╭─ MATERIAL PROVIDED

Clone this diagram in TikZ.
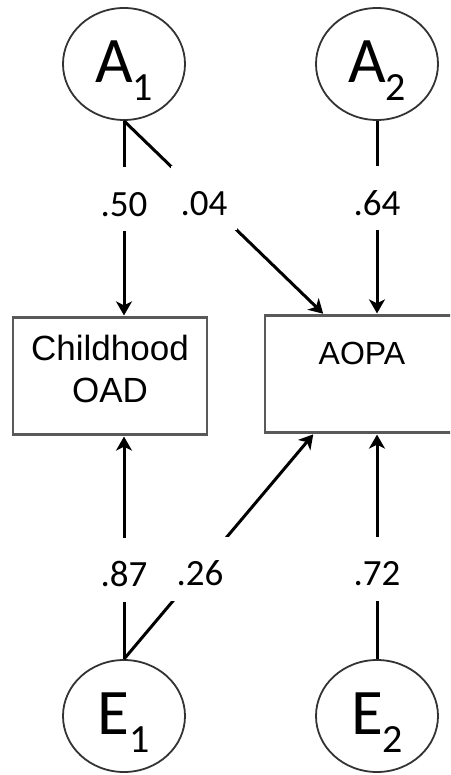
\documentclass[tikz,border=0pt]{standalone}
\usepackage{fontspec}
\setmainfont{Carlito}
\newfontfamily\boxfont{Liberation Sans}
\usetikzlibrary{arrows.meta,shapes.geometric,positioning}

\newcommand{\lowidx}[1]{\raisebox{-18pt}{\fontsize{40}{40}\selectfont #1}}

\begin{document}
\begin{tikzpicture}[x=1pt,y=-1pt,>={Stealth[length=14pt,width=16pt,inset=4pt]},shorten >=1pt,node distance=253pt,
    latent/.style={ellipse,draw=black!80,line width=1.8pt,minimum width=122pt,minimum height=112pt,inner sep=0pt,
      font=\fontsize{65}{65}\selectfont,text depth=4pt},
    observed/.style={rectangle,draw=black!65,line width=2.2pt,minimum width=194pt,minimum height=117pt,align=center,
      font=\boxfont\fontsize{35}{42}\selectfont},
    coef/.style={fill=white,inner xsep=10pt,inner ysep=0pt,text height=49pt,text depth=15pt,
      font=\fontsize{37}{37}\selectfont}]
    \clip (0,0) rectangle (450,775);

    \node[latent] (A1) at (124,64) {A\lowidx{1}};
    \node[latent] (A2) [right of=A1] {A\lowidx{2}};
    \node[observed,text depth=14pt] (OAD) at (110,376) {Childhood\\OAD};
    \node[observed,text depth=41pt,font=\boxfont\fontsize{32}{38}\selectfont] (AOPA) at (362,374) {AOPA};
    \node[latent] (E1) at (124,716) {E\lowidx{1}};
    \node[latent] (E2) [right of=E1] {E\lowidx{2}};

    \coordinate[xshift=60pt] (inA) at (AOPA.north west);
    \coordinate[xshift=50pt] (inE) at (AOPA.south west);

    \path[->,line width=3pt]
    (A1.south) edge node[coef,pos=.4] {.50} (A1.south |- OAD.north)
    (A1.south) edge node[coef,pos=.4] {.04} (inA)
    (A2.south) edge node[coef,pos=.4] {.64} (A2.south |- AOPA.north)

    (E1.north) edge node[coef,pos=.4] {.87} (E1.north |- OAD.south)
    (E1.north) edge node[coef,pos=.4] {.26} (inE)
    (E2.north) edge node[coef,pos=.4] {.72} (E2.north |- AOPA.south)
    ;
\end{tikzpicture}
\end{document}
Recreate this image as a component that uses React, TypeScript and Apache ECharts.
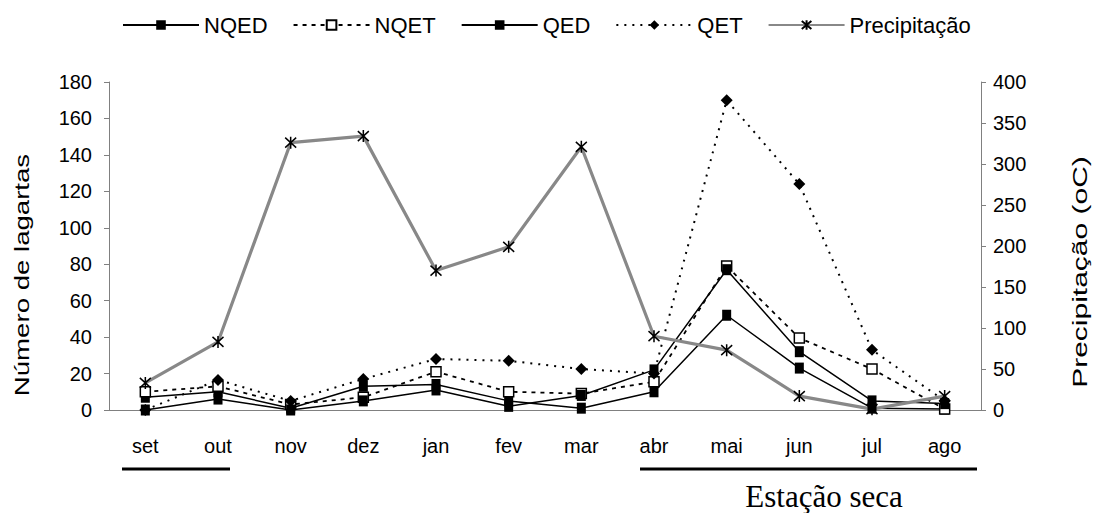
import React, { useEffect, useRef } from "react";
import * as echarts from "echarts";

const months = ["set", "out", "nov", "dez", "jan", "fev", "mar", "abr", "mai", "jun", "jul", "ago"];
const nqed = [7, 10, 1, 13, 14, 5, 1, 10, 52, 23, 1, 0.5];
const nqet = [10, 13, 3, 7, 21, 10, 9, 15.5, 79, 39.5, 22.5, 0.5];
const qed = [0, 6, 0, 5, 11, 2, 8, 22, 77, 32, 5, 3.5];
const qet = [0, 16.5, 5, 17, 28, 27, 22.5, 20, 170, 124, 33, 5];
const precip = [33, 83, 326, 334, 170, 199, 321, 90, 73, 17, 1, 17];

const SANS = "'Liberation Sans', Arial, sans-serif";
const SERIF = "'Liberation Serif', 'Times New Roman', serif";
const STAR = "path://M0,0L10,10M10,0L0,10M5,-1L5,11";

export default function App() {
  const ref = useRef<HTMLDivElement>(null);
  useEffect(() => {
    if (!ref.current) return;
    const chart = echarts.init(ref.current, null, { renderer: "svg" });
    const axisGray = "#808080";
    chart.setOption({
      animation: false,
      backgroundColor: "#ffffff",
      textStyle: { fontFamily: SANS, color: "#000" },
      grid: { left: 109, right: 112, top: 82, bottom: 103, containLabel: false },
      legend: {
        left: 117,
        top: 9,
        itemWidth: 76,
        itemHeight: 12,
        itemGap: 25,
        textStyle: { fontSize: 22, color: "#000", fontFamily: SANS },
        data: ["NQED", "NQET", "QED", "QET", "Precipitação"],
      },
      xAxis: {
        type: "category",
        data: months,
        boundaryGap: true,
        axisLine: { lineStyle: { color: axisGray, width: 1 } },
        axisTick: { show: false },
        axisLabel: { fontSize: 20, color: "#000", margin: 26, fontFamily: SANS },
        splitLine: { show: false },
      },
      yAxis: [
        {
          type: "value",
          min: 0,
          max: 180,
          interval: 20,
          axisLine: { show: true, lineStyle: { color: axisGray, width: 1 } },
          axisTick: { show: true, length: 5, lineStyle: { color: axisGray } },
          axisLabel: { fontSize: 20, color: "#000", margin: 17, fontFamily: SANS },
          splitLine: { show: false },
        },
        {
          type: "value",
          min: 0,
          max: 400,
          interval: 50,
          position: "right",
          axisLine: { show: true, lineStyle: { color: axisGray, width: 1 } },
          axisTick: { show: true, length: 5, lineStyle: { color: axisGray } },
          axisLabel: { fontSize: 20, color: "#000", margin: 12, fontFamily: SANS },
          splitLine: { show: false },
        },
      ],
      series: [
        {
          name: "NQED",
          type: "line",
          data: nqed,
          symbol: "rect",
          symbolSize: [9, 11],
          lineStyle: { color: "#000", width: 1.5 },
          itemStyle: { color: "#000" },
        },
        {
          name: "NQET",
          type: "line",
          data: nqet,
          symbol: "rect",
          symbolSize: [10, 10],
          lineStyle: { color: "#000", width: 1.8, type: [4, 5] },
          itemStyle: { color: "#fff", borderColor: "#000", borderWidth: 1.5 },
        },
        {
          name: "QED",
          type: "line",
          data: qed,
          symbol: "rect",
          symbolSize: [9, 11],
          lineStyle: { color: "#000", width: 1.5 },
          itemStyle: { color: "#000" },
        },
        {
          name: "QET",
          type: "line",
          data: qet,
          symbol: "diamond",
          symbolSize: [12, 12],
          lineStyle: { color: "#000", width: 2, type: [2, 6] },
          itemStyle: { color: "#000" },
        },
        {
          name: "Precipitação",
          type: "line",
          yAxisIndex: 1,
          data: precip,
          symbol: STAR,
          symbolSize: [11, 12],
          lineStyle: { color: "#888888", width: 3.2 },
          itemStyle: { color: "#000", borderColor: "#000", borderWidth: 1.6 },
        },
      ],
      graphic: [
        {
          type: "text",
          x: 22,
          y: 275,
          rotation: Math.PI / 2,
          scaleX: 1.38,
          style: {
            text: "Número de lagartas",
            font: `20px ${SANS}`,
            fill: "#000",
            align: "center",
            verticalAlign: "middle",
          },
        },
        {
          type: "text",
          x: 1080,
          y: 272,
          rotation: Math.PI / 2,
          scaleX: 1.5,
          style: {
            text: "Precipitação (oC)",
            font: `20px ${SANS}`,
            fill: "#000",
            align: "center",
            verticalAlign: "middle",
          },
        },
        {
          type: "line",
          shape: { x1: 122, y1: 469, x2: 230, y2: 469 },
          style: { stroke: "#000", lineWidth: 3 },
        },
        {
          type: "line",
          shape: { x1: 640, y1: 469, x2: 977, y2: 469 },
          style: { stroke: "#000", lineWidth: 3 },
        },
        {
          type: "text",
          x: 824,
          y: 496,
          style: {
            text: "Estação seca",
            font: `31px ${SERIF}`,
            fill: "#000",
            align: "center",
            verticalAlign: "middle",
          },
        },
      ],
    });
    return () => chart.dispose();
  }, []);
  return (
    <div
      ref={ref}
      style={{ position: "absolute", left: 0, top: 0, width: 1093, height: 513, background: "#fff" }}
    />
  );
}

╰─

- **REQUIREMENTS**
Locate the string "React" in the listing above and copy every line where it occurs.

- **CORRECT ANSWER**
Recreate this image as a component that uses React, TypeScript and Apache ECharts.
import React, { useEffect, useRef } from "react";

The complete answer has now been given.